At the center of the Human Rights Institute's networking efforts is our Bringing Human Rights Home (BHRH) Lawyers’ Network, through which members share strategies across issue areas and develop joint responses to common challenges and needs. The BHRH Lawyers’ Network has grown to over 800 members, including individuals working in more than 37 states across the U.S. The membership of our BHRH Lawyers' Network is drawn from approximately 200 advocacy and legal services organizations, including domestic social justice organizations and the U.S. programs of international human rights groups, as well as 50 universities and law schools, a number of private law firms, and several state and local human rights bodies.
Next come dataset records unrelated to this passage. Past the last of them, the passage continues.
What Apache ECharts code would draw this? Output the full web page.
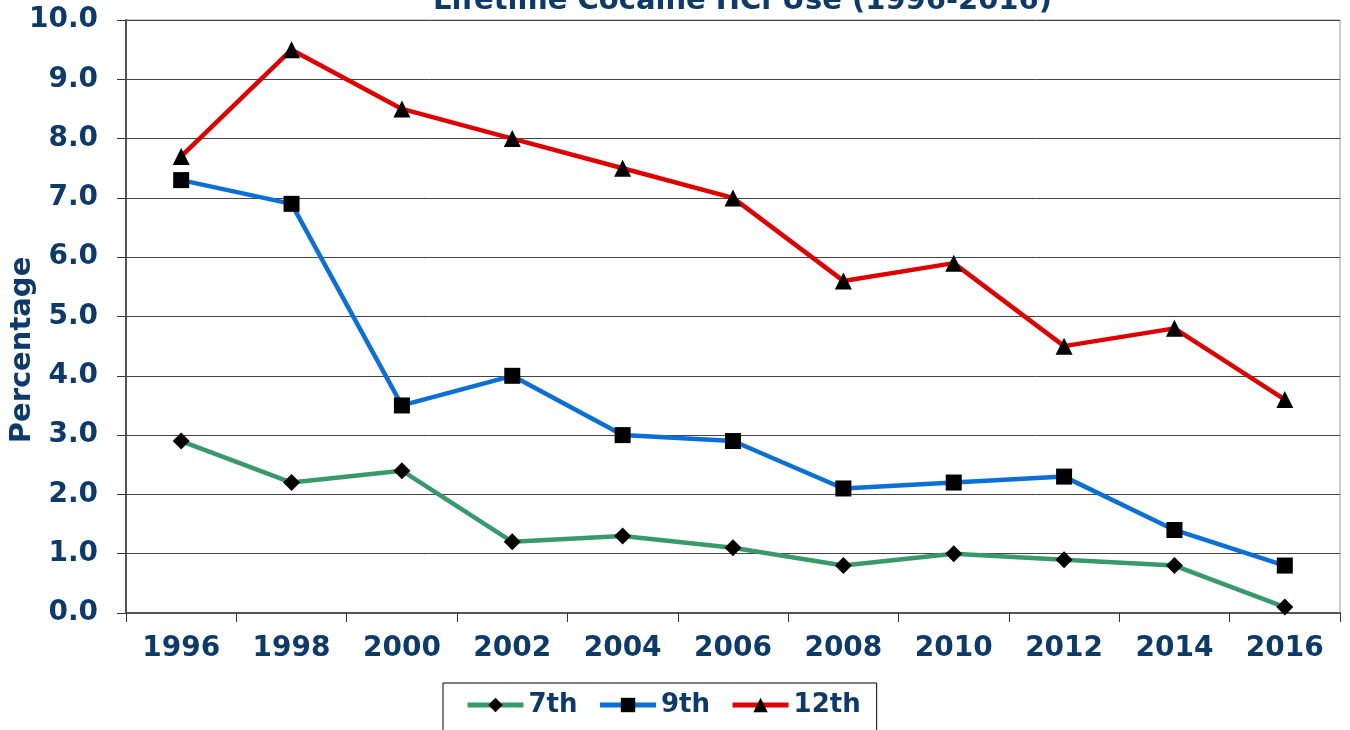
<!DOCTYPE html>
<html>
<head>
<meta charset="utf-8">
<script src="https://cdn.jsdelivr.net/npm/echarts@6/dist/echarts.min.js"></script>
<style>
  html, body { margin: 0; padding: 0; background: #fff; }
  #chart { width: 1350px; height: 730px; }
</style>
</head>
<body>
<div id="chart"></div>
<script>
// Lifetime cocaine HCl use chart

var years = ["1996", "1998", "2000", "2002", "2004", "2006", "2008", "2010", "2012", "2014", "2016"];
var grade7 = [2.9, 2.2, 2.4, 1.2, 1.3, 1.1, 0.8, 1.0, 0.9, 0.8, 0.1];
var grade9 = [7.3, 6.9, 3.5, 4.0, 3.0, 2.9, 2.1, 2.2, 2.3, 1.4, 0.8];
var grade12 = [7.7, 9.5, 8.5, 8.0, 7.5, 7.0, 5.6, 5.9, 4.5, 4.8, 3.6];

var navy = "#0b3a6b";
var font = "DejaVu Sans";

var dom = document.getElementById("chart");
var myChart = echarts.init(dom);

var option = {
  animation: false,
  textStyle: { fontFamily: font },
  title: {
    text: "Lifetime Cocaine HCl Use (1996-2016)",
    left: 428,
    top: -18,
    textStyle: { color: navy, fontSize: 29, fontWeight: "bold", fontFamily: font },
  },
  // y axis title, placed by hand so it sits where the original has it
  graphic: [
    {
      type: "text",
      x: 22,
      y: 350,
      rotation: Math.PI / 2,
      style: {
        text: "Percentage",
        fill: navy,
        font: "bold 29px 'DejaVu Sans'",
        textAlign: "center",
        textVerticalAlign: "middle",
      },
    },
  ],
  legend: {
    left: 443,
    top: 683,
    width: 435,
    padding: [9, 16, 30, 22],
    itemGap: 20,
    itemWidth: 56,
    itemHeight: 18,
    borderColor: "#000",
    borderWidth: 1,
    lineStyle: { width: 5 },
    data: ["7th", "9th", "12th"],
    textStyle: { color: navy, fontSize: 26, fontWeight: "bold", fontFamily: font },
  },
  grid: {
    left: 126,
    right: 10,
    top: 20,
    bottom: 117,
    containLabel: false,
    outerBoundsMode: "none",
    show: true,
    borderColor: "#999",
    borderWidth: 1,
  },
  xAxis: {
    type: "category",
    data: years,
    boundaryGap: true,
    axisLine: { lineStyle: { color: "#555", width: 2 } },
    axisTick: { show: true, length: 9, lineStyle: { color: "#333" } },
    axisLabel: { color: navy, fontSize: 28, fontWeight: "bold", margin: 22, fontFamily: font },
  },
  yAxis: {
    type: "value",
    min: 0,
    max: 10,
    interval: 1,
    axisLine: { show: true, lineStyle: { color: "#555", width: 2 } },
    axisTick: { show: true, inside: false, length: 9, lineStyle: { color: "#333" } },
    splitLine: { lineStyle: { color: "#444", width: 1 } },
    axisLabel: {
      color: navy,
      fontSize: 28,
      fontWeight: "bold",
      margin: 28,
      fontFamily: font,
      formatter: function (v) { return v.toFixed(1); },
    },
  },
  series: [
    {
      name: "7th",
      type: "line",
      data: grade7,
      symbol: "diamond",
      symbolSize: 17,
      lineStyle: { color: "#38996b", width: 4.5 },
      itemStyle: { color: "#000" },
      color: "#38996b",
    },
    {
      name: "9th",
      type: "line",
      data: grade9,
      symbol: "rect",
      symbolSize: 16,
      lineStyle: { color: "#0a6fd6", width: 4.5 },
      itemStyle: { color: "#000" },
      color: "#0a6fd6",
    },
    {
      name: "12th",
      type: "line",
      data: grade12,
      symbol: "triangle",
      symbolSize: 17,
      lineStyle: { color: "#e00000", width: 4.5 },
      itemStyle: { color: "#000" },
      color: "#e00000",
    },
  ],
};

if (option && typeof option === "object") {
  myChart.setOption(option);
}
</script>
</body>
</html>
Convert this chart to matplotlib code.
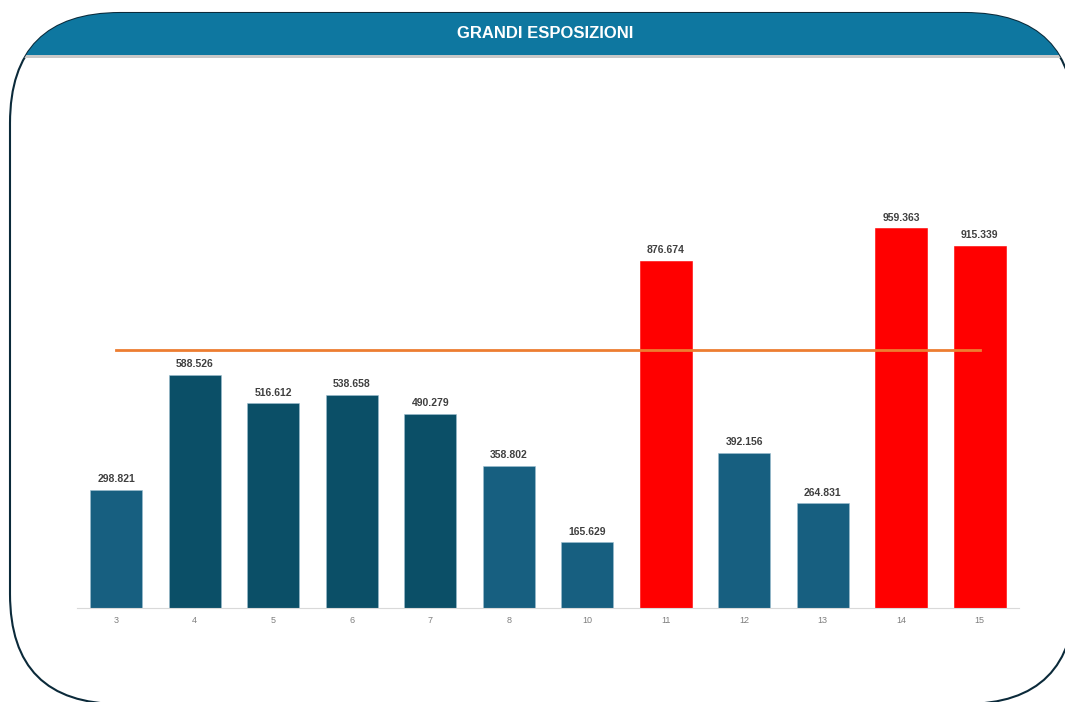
import matplotlib.pyplot as plt
from matplotlib.patches import FancyBboxPatch, Rectangle

# data
categorie = ['3', '4', '5', '6', '7', '8', '10', '11', '12', '13', '14', '15']
valori = [298.821, 588.526, 516.612, 538.658, 490.279, 358.802, 165.629,
          876.674, 392.156, 264.831, 959.363, 915.339]
soglia = [651.5] * len(categorie)
colori = ['#175F80', '#0B4F67', '#0B4F67', '#0B4F67', '#0B4F67', '#175F80', '#175F80',
          '#FF0000', '#175F80', '#175F80', '#FF0000', '#FF0000']

plt.rcParams['font.family'] = ['Liberation Sans', 'DejaVu Sans']

W, H = 1065, 702
fig = plt.figure(figsize=(W / 100, H / 100), dpi=100)

# background frame (pixel coordinates)
bg = fig.add_axes([0, 0, 1, 1])
bg.set_xlim(0, W)
bg.set_ylim(H, 0)
bg.axis('off')
frame = FancyBboxPatch((10, 13), 1065, 691, boxstyle='round,pad=0,rounding_size=110',
                       facecolor='white', edgecolor='#0B2A3A', linewidth=1.5)
bg.add_patch(frame)
header = Rectangle((0, 13), W, 42, facecolor='#0E77A0', edgecolor='none')
bg.add_patch(header)
header.set_clip_path(frame)
shadow = Rectangle((0, 55), W, 3, facecolor='#C8C8C8', edgecolor='none')
bg.add_patch(shadow)
shadow.set_clip_path(frame)
bg.text(545, 34, 'GRANDI ESPOSIZIONI', color='white', fontsize=12, fontweight='bold',
        ha='center', va='center')

# chart
ax = fig.add_axes([77 / W, 1 - 608 / H, (1019 - 77) / W, (608 - 100) / H])
ax.patch.set_alpha(0)
x = list(range(len(categorie)))
bars = ax.bar(x, valori, width=0.66, color=colori, edgecolor='#9DBFD0', linewidth=0.4)
for b, c in zip(bars, colori):
    if c == '#FF0000':
        b.set_edgecolor('#FF0000')
ax.plot(x, soglia, color='#ED7D31', linewidth=2)
for xi, v in zip(x, valori):
    ax.annotate(f'{v:.3f}', (xi, v), xytext=(0, 4), textcoords='offset points',
                ha='center', va='bottom', fontsize=7.5, fontweight='bold', color='#404040')
ax.set_xlim(-0.5, len(categorie) - 0.5)
ax.set_ylim(0, 1283)
ax.set_xticks(x)
ax.set_xticklabels(categorie, fontsize=6.5, color='#7F7F7F')
ax.tick_params(axis='x', length=0, pad=6)
ax.set_yticks([])
for s in ['top', 'right', 'left']:
    ax.spines[s].set_visible(False)
ax.spines['bottom'].set_color('#D9D9D9')

plt.savefig('out.png', dpi=100)
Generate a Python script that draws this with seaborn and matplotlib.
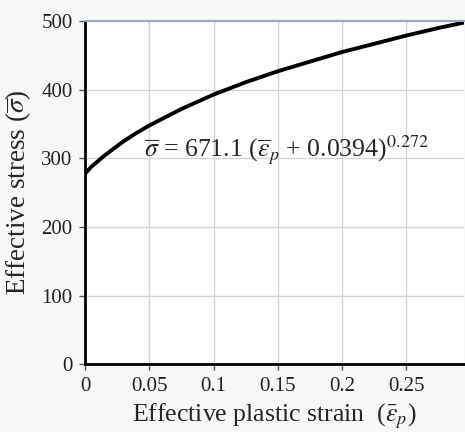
import numpy as np
import pandas as pd
import matplotlib
matplotlib.use("Agg")
import matplotlib.pyplot as plt
import seaborn as sns

# values
strain = [0, 0.005, 0.01, 0.015, 0.02, 0.03, 0.04, 0.05, 0.075, 0.1, 0.125,
          0.15, 0.175, 0.2, 0.225, 0.25, 0.275, 0.295]
stress = [278, 288, 296, 304, 311, 325, 337, 348, 372, 393, 411,
          427, 441, 455, 467, 479, 490, 498]
x_ticks = [0, 0.05, 0.1, 0.15, 0.2, 0.25]
x_tick_labels = ["0", "0.05", "0.1", "0.15", "0.2", "0.25"]
y_ticks = [0, 100, 200, 300, 400, 500]

df = pd.DataFrame({"strain": strain, "stress": stress})

sns.set_style("whitegrid")
plt.rcParams["font.family"] = ["Liberation Serif", "DejaVu Serif"]
plt.rcParams["mathtext.fontset"] = "stix"

fig = plt.figure(figsize=(4.65, 4.32), dpi=100, facecolor="#f7f7f7")
ax = fig.add_axes([0.183, 0.157, 0.815, 0.794])
ax.set_facecolor("white")

sns.lineplot(data=df, x="strain", y="stress", ax=ax, color="black", linewidth=2.8)

ax.set_xlim(0, 0.295)
ax.set_ylim(0, 500)
ax.set_xticks(x_ticks)
ax.set_xticklabels(x_tick_labels)
ax.set_yticks(y_ticks)
ax.grid(True, color="#d4d4d4", linewidth=1)
ax.tick_params(axis="both", labelsize=15, length=4, width=1, color="#555555",
               direction="out", left=True, bottom=True, pad=5, labelcolor="#222222")

ax.spines["right"].set_visible(False)
ax.spines["top"].set_color("#9aa7b8")
ax.spines["top"].set_linewidth(1.5)
ax.spines["left"].set_color("black")
ax.spines["left"].set_linewidth(2)
ax.spines["bottom"].set_color("black")
ax.spines["bottom"].set_linewidth(2)

ax.set_xlabel(r"Effective plastic strain  ($\bar{\varepsilon}_p$)", fontsize=18.5, labelpad=4)
ax.set_ylabel(r"Effective stress ($\overline{\sigma}$)", fontsize=19.5, labelpad=6)

ax.text(0.046, 312, r"$\overline{\sigma}$ = 671.1 ($\overline{\varepsilon}_p$ + 0.0394)$^{0.272}$",
        fontsize=18.5, va="center", ha="left")

fig.savefig("out.png", dpi=100, facecolor=fig.get_facecolor())
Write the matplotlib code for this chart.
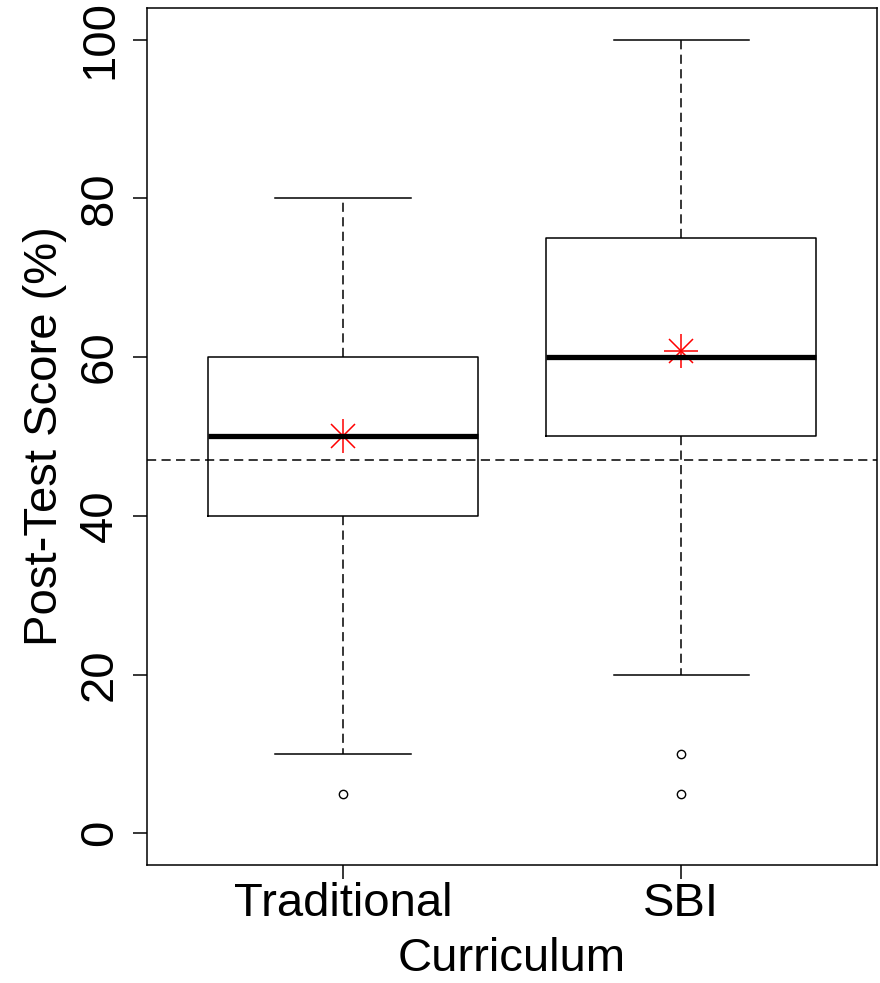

Members range from law students to attorneys in practice for more than 50 years, and include non-lawyers who are key players in the domestic human rights movement.
The Institute convenes bi-annual BHRH Lawyers’ Network meetings, often combined with a capacity-building workshop or strategy session on using international law in domestic advocacy. These meetings provide a forum for members to report on ongoing cases, discuss common challenges, engage in strategic discussions and develop joint strategies and projects involving U.N advocacy, U.S. policy initiatives, U.S. matters before the Inter-American Commission and updates on pending cases in U.S. courts. Between meetings, BHRH Lawyers' Network members stay connected through the BHRH Lawyers’ Network listserv and participate in the Human Rights Institute's annual Human Rights in the U.S. Continuing Legal Education (CLE) program. Members also have access to the Institute's U.S. Human Rights Online Library. In addition, members can join BHRH Lawyers’ Network working groups, including the Inter-American Human Rights System Working Group.
For more information on the BHRH Lawyers' Network, to join the listerv and to access the U.S. Human Rights Online Library, contact the Human Rights Institute at [email protected].
U.S. Human Rights Online Library
The BHRH Lawyers' Network's U.S. Human Rights Online Library serves as an online clearinghouse for domestic human rights resources, including sample briefs, pleadings, and other materials relevant to BHRH Lawyers' Network members. For access to the library, and to suggest resources for inclusion, contact the Human Rights Institute at [email protected].
Amicus Support
As part of our effort to provide support and resources for the domestic human rights legal advocacy community, the Human Rights Institute develops human rights amicus briefs in select litigation in U.S. courts. For example, in 2012, the Institute filed two amicus briefs with the United States Supreme Court highlighting the human rights dimension of cases on the Court's docket. Along with Professors Martha Davis and Margaret Woo at Northeastern University School of Law, we submitted an amicus brief in Florida, et al. v. U.S. Dep't of HHS et al., arguing in support of the constitutionality of the Medicaid expansion provision of the Patient Protection and Affordable Care Act (ACA). The brief detailed the international community's concerns about racial disparities in access to health care in the United States, and described the ways in which the United States government has presented the ACA internationally as a response to those concerns.
In Fisher v. University of Texas, challenging the University of Texas' race-conscious approach to admissions decisions, the Human Rights Institute, through the Human Rights Clinic, along with Professor Connie de la Vega at University of San Francisco School of Law, and Neil Popovic at Sheppard, Mulin, Richter & Hampton, filed an amicus brief arguing that such measures are consistent with the United States' human rights treaty obligations as well as international practice.